Take a group of websites (your town's startups, your friends' blogs) and track their traffic relative to each other. That's the whole idea, same as it was in 2008.
Nobody outside a site can measure its traffic. Every published ranking is measuring a proxy: DNS lookups, browser telemetry, backlinks. Each proxy is wrong in its own direction, so we don't pick one. A site's rank here is the plain arithmetic mean of Tranco, Majestic and Umbrella, whichever of them have ranked it. Radar and CrUX sit alongside for context. They report a band, not a place, so they don't get a vote. More on that below.
A — means that source hasn't ranked the site, so we leave it out of the average rather than counting it as a million. The 2008 version of this site did count it as a million, which dragged every average toward a number nobody had measured. A site no source has ranked sorts last, showing —, which is at least honest about being ignorant.
Two of the sources report bands, not places. Radar and CrUX only publish which tier a site fell in. CrUX will tell you a site is in the top 5,000; it will never tell you it is 4,113th. A band cap is not a rank. Average it in at face value and a site truly sitting at 50 gets dragged toward 1,000, the edge of the band CrUX names, which punishes the sites doing best. So Radar and CrUX ride along as their own columns, each showing the band it asserts (top 5k, top 1M), and the mean is left to the 3 sources that count places.
Even those disagree about scale. Majestic ranks the web's opinion of you rather than its attendance. The average of the three gives you a rough number, useful for direction and not much else. The chart is log-scale because ranks in one index can run from 12 to 400,000, and a linear axis would flatten everyone but the leader onto the floor.

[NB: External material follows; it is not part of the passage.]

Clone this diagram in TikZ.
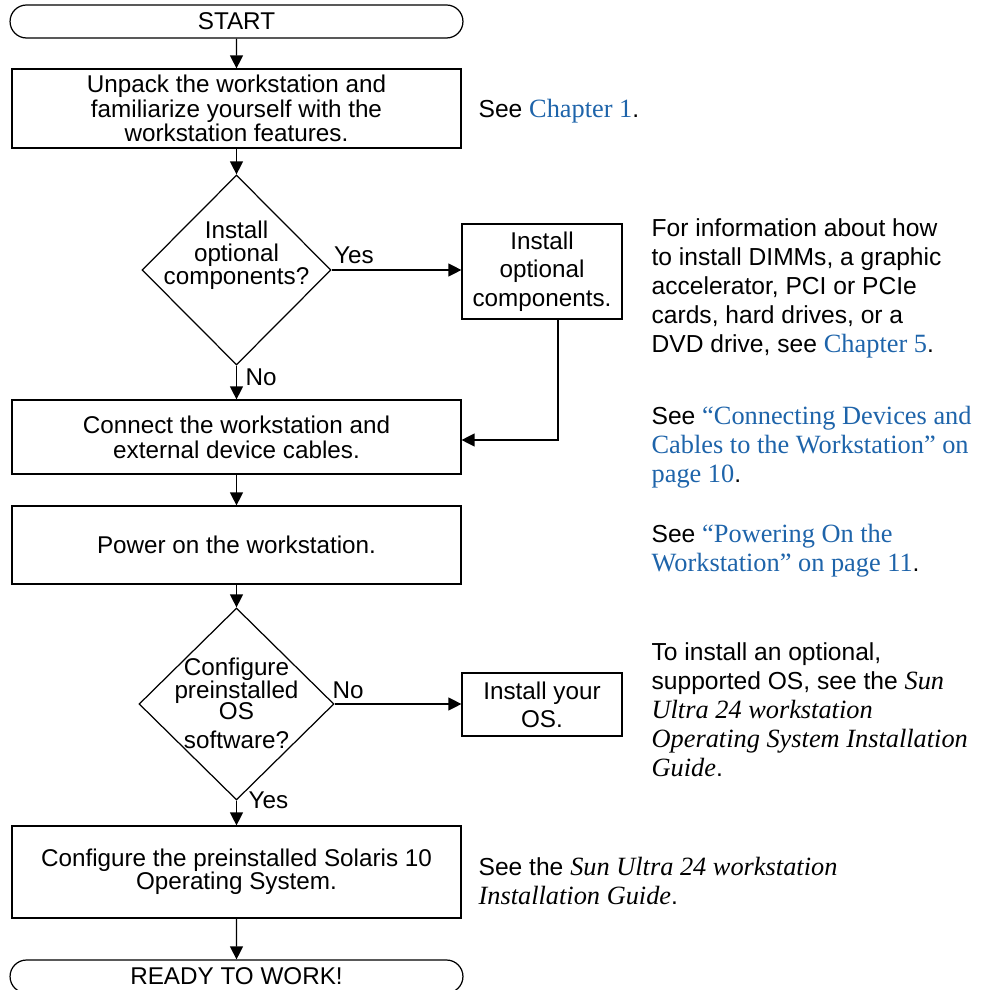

Tranco is itself an average. It's a Dowdall combination (a weighted rank vote, not a mean) of CrUX, Majestic, Radar, Umbrella and Farsight. Two of the three sources we average, Majestic and Umbrella, are already folded inside it. So the mean leans on them twice, it's about 1.2x more confident of itself than it looks, and it isn't averaging like-for-like: it's averaging two measurements next to a vote that already counts those same two.
We kept it anyway. Tranco is the only way we get Farsight's data at all (it isn't published anywhere we can reach), and it's the only source with enough history to make the chart real on day one. Also, averaging a number with an average that already contains it is exactly the crime you'd expect from a site whose entire thesis is "all the traffic measures are flawed, so use the average of a bunch of them." We're not going to hide it on the page that exists to explain the flaws.
Anyone can create an index and add sites to it. There are no accounts. Every change is public in each index's History and one click to undo. Authentication will happen if abuse does.
Some indices mirror a list somebody else maintains, like the official Y Combinator API. Those say so at the top, link the source, and aren't editable here: a sync would clobber your edit on its next run, so the site doesn't pretend to accept it.